BASIC - Executive support at a minimum is needed, with a defined method to receive vulnerability reports, and an established internal bug database to track fixes to resolution. This group has the ability to receive vulnerability reports in a verifiable format (webpage or signed email). Incentives which might be appropriate at this level: SWAG, with a promise of no legal action for bug bounty submitters.
ADVANCED - This stage has an established policy and process for addressing vulnerabilities according to ISO29147 and ISO30111, with dedicated security tracking. Tailored, repeatable communications strategy for each audience, including partners, customers and media. At this level, organizations use root cause analysis to feed into their software development lifecycle. Incentives which might be appropriate at this level: Organization actually pays for serious vulnerabilities.
EXPERT - This group uses vulnerabilities and root cause analysis, ISO 27034 as well as the characteristics of the Advanced group. They have structured information sharing programs with coordinated distribution of remediation methods. For example, Microsoft has a partner network with antivirus members to notify them of patches and bug signatures. Real time tracking telemetry of active development is evident. An understanding of their adversaries and the ability to create a disruptive market for them for bug purchases. At this level to keep your developers, don't create perverse incentives by overpaying for bounties.

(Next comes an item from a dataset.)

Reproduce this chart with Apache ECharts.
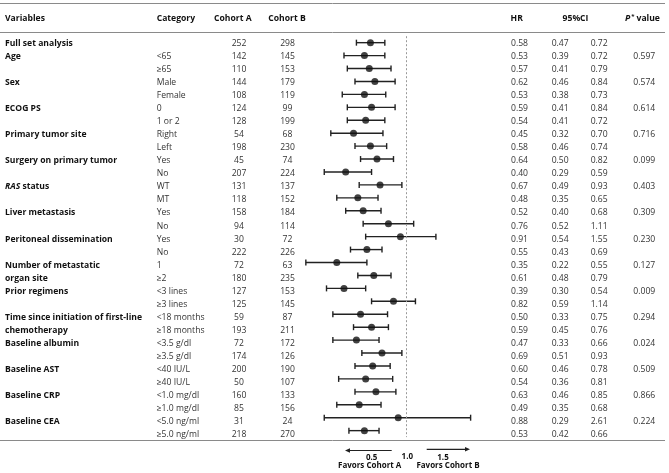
<!DOCTYPE html>
<html>
<head>
<meta charset="utf-8">
<script src="https://cdn.jsdelivr.net/npm/echarts@6/dist/echarts.min.js"></script>
<style>
html,body{margin:0;padding:0;background:#fff;}
#chart{width:669px;height:473px;}
</style>
</head>
<body>
<div id="chart"></div>
<script>
// ---- data ----
var variables = ['Full set analysis','Age','','Sex','','ECOG PS','','Primary tumor site','','Surgery on primary tumor','',
  '{i|RAS} status','','Liver metastasis','','Peritoneal dissemination','','Number of metastatic','organ site','Prior regimens','',
  'Time since initiation of first-line','chemotherapy','Baseline albumin','','Baseline AST','','Baseline CRP','','Baseline CEA',''];
var categories = ['','<65','≥65','Male','Female','0','1 or 2','Right','Left','Yes','No','WT','MT','Yes','No','Yes','No','1','≥2',
  '<3 lines','≥3 lines','<18 months','≥18 months','<3.5 g/dl','≥3.5 g/dl','<40 IU/L','≥40 IU/L','<1.0 mg/dl','≥1.0 mg/dl','<5.0 ng/ml','≥5.0 ng/ml'];
var cohortA = [252,142,110,144,108,124,128,54,198,45,207,131,118,158,94,30,222,72,180,127,125,59,193,72,174,200,50,160,85,31,218];
var cohortB = [298,145,153,179,119,99,199,68,230,74,224,137,152,184,114,72,226,63,235,153,145,87,211,172,126,190,107,133,156,24,270];
var hr = [0.58,0.53,0.57,0.62,0.53,0.59,0.54,0.45,0.58,0.64,0.40,0.67,0.48,0.52,0.76,0.91,0.55,0.35,0.61,0.39,0.82,0.50,0.59,0.47,0.69,0.60,0.54,0.63,0.49,0.88,0.53];
var ciLow = [0.47,0.39,0.41,0.46,0.38,0.41,0.41,0.32,0.46,0.50,0.29,0.49,0.35,0.40,0.52,0.54,0.43,0.22,0.48,0.30,0.59,0.33,0.45,0.33,0.51,0.46,0.36,0.46,0.35,0.29,0.42];
var ciHigh = ['0.72','0.72','0.79','0.84','0.73','0.84','0.72','0.70','0.74','0.82','0.59','0.93','0.65','0.68','1.11','1.55','0.69','0.55','0.79','0.54','1.14','0.75','0.76','0.66','0.93','0.78','0.81','0.85','0.68','2.61','0.66'];
var pValues = ['','0.597','','0.574','','0.614','','0.716','','0.099','','0.403','','0.309','','0.230','','0.127','','0.009','','0.294','','0.024','','0.509','','0.866','','0.224',''];
var axisTickLabels = ['0.5','1.0','1.5'];
var favorLabels = ['Favors Cohort A','Favors Cohort B'];

var rows = categories.map(function(_, i){ return 'r' + i; });
var FONT = '"Open Sans", sans-serif';
var FS = 8.6;

var chart = echarts.init(document.getElementById('chart'), null, {renderer:'canvas'});

var option = {
  animation: false,
  backgroundColor: '#fff',
  grid: [
    {left: 299.5, width: 180.4, top: 36.2, height: 400.9},
    {left: 0, right: 0, top: 36.8, height: 404.7}
  ],
  xAxis: [
    {type: 'log', logBase: 10, min: 0.2, max: 3, gridIndex: 0, show: false},
    {type: 'value', min: 0, max: 1, gridIndex: 1, show: false}
  ],
  yAxis: [
    {type: 'category', data: rows, inverse: true, gridIndex: 0, show: false},
    {type: 'category', data: rows, inverse: true, gridIndex: 1, show: false}
  ],
  series: [
    {
      type: 'custom',
      xAxisIndex: 0, yAxisIndex: 0,
      data: hr.map(function(v, i){ return [ciLow[i], +ciHigh[i], i]; }),
      encode: {x: [0, 1], y: 2},
      renderItem: function(params, api){
        var a = api.coord([api.value(0), api.value(2)]);
        var b = api.coord([api.value(1), api.value(2)]);
        var c = 3;
        var st = {stroke: '#222', lineWidth: 1.4};
        return {type: 'group', children: [
          {type: 'line', shape: {x1: a[0], y1: a[1], x2: b[0], y2: b[1]}, style: st},
          {type: 'line', shape: {x1: a[0], y1: a[1]-c, x2: a[0], y2: a[1]+c}, style: st},
          {type: 'line', shape: {x1: b[0], y1: b[1]-c, x2: b[0], y2: b[1]+c}, style: st}
        ]};
      },
      z: 3
    },
    {
      type: 'scatter',
      xAxisIndex: 0, yAxisIndex: 0,
      data: hr.map(function(v, i){ return [v, i]; }),
      symbol: 'circle', symbolSize: 7,
      itemStyle: {color: '#111'},
      z: 4,
      markLine: {
        silent: true, symbol: 'none', label: {show: false},
        lineStyle: {type: [2, 2], color: '#999', width: 1},
        data: [{xAxis: 1}]
      }
    }
  ]
};
chart.setOption(option);

function rowY(i){ return chart.convertToPixel({yAxisIndex: 1}, i); }

var g = [];
function txt(x, y, s, opt){
  opt = opt || {};
  g.push({type: 'text', x: x, y: y, silent: true, z: 10, style: {
    text: s, x: 0, y: 0, font: (opt.bold ? 'bold ' : '') + (opt.size || FS) + 'px ' + FONT,
    fill: opt.color || (opt.bold ? '#111' : '#333'),
    textAlign: opt.align || 'left', textVerticalAlign: 'middle',
    rich: opt.rich
  }});
}
function hline(y){
  g.push({type: 'line', silent: true, shape: {x1: 0, y1: y, x2: 665, y2: y}, style: {stroke: '#8a8a8a', lineWidth: 1}});
}
hline(3.5); hline(32.5); hline(440.5);

// header
var hy = 19;
txt(5, hy, 'Variables', {bold: true});
txt(156.7, hy, 'Category', {bold: true});
txt(214, hy, 'Cohort A', {bold: true});
txt(268.3, hy, 'Cohort B', {bold: true});
txt(516.7, hy, 'HR', {bold: true, align: 'center'});
txt(575.5, hy, '95%CI', {bold: true, align: 'center'});
txt(625, hy, '{p|P}{s|*}{v|value}', {bold: true, rich: {
  p: {font: 'italic bold ' + FS + 'px ' + FONT, fill: '#111'},
  s: {font: 'bold 6px ' + FONT, fill: '#111', verticalAlign: 'top', padding: [0, 2, 5, 1]},
  v: {font: 'bold ' + FS + 'px ' + FONT, fill: '#111'}
}});

var richVar = {i: {font: 'italic bold ' + FS + 'px ' + FONT, fill: '#111'}};
for (var i = 0; i < categories.length; i++) {
  var y = rowY(i);
  if (variables[i]) txt(5, y, variables[i], {bold: true, rich: richVar});
  if (categories[i]) txt(156.7, y, categories[i]);
  txt(239, y, String(cohortA[i]), {align: 'center'});
  txt(287.5, y, String(cohortB[i]), {align: 'center'});
  txt(511, y, hr[i].toFixed(2));
  txt(551.7, y, ciLow[i].toFixed(2));
  txt(590.7, y, ciHigh[i]);
  if (pValues[i]) txt(633.3, y, pValues[i]);
}

// bottom annotation
function arrow(x1, x2, y){
  var dir = x2 > x1 ? 1 : -1;
  g.push({type: 'line', silent: true, shape: {x1: x1, y1: y, x2: x2 - dir*3, y2: y}, style: {stroke: '#222', lineWidth: 1.2}});
  g.push({type: 'polygon', silent: true, shape: {points: [[x2, y], [x2 - dir*5, y-2.2], [x2 - dir*5, y+2.2]]}, style: {fill: '#222'}});
}
arrow(391.7, 345, 450.5);
arrow(426.7, 470, 449.3);
txt(371.7, 457.5, axisTickLabels[0], {bold: true, align: 'center', size: 8});
txt(407.3, 457, axisTickLabels[1], {bold: true, align: 'center', size: 8});
txt(443, 457.5, axisTickLabels[2], {bold: true, align: 'center', size: 8});
txt(369.7, 466.2, favorLabels[0], {bold: true, align: 'center', size: 8});
txt(448, 466.2, favorLabels[1], {bold: true, align: 'center', size: 8});

chart.setOption({graphic: g});
</script>
</body>
</html>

For the closing keynote, Chris Nickerson waxed philosophical about leadership, freedom of choice, and recognizing one's own influence and attitude on how one handles difficult situations.
Regarding influencing one's own attitude towards an unpleasant situation, Chris gave the example of taking a walk thru a torrential rainstorm with a friend who was getting increasingly agitated at getting soaked. Instead of lecturing his friend to lighten up, Chris simply asked him ‘Is it the rain that's hurting you and making you mad, or is it just you?'. On the topic of leadership, Chris emphasized that the purpose of the powerful is to give power to the powerless. This means that leaders should allow subordinates to take information, digest and then have the freedom to choose the corresponding action, without being “bullied” into a decision by datasets or co-workers. Chris called it “decisions vs. freedom of choice”, where leaders should empower co-workers to make decisions counter to possibly bad data.
The above is just a small sliver of the presentations and topics offered at UNITED Summit. I've helped organize various conferences across the U.S. and can appreciate the hard work that goes into ensuring an event has great content, opportunities to network (“hallwaycon”) and runs smoothly. UNITED Summit does a great job in all of these aspects.
Mike Perez is an Implementation Engineer for Cryptzone, a global provider of dynamic, context aware network, application and content security solutions and is a board member of OWASP Boston. He has experience in organizing conferences in four different states and two countries and has taught ‘Offensive Countermeasures: The Art of Active Defense' at Black Hat Europe.